The threat of climate change has exposed more homes to flooding and wildfires, and it has intensified heat waves that prompt farmers to lose crop yields and a way to sustain a living. Climate change, among many issues, worries Barbara Schneider as she thinks about whether younger generations will be prepared to face scientific challenges altering the world.

“I have been very concerned about the lack of engagement that young people have in science, especially because of the issue of climate change, the problems of scientific literacy, the ability to understand misinformation, and how young people are going to function,” says Schneider, a Michigan State University professor whose research examines how social contexts influence adolescent development.

In response, Schneider and researchers from Michigan State and the University of Helsinki in Finland developed a curriculum called Crafting Engagement for Science Environments and published a related book. The goal is to improve science literacy among high school students by making lessons meaningful and relevant to their lives through a teaching method called project-based learning. The curriculum also primes students for college and potential careers in science.

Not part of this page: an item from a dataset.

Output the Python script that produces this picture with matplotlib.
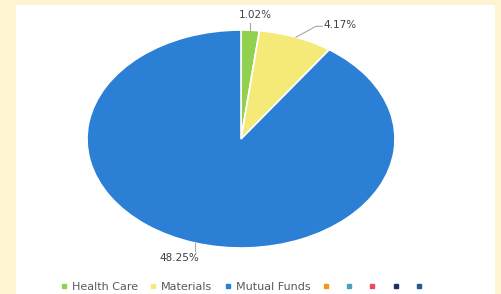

Now the STEM curriculum is poised to enter high school classrooms in the rural South. Michigan State is partnering with two historically Black colleges and universities, Alabama A&M University and Winston-Salem State University in North Carolina, to adapt the curriculum to serve students in the South. The project is funded through a nearly $8 million innovation grant from the U.S. Department of Education and will last five years.

The collaboration, researchers from Michigan State and Alabama A&M say, is rooted in an equitable sharing of knowledge and best practices between the institutions. The participation of HBCUs is notable in part because they play a key role in training future K-12 science teachers.

“Historically Black colleges and universities have an outstanding reputation in terms of building science courses in their undergraduate and graduate programs,” Schneider says.

She notes that the partnership aims to avoid “parachuting,” the phenomenon when large research institutions extract information from communities that have fewer resources or fail to tap into local expertise.

By partnering with HBCUs, the hope is that the curriculum will be more culturally responsive to the needs of students in the rural South.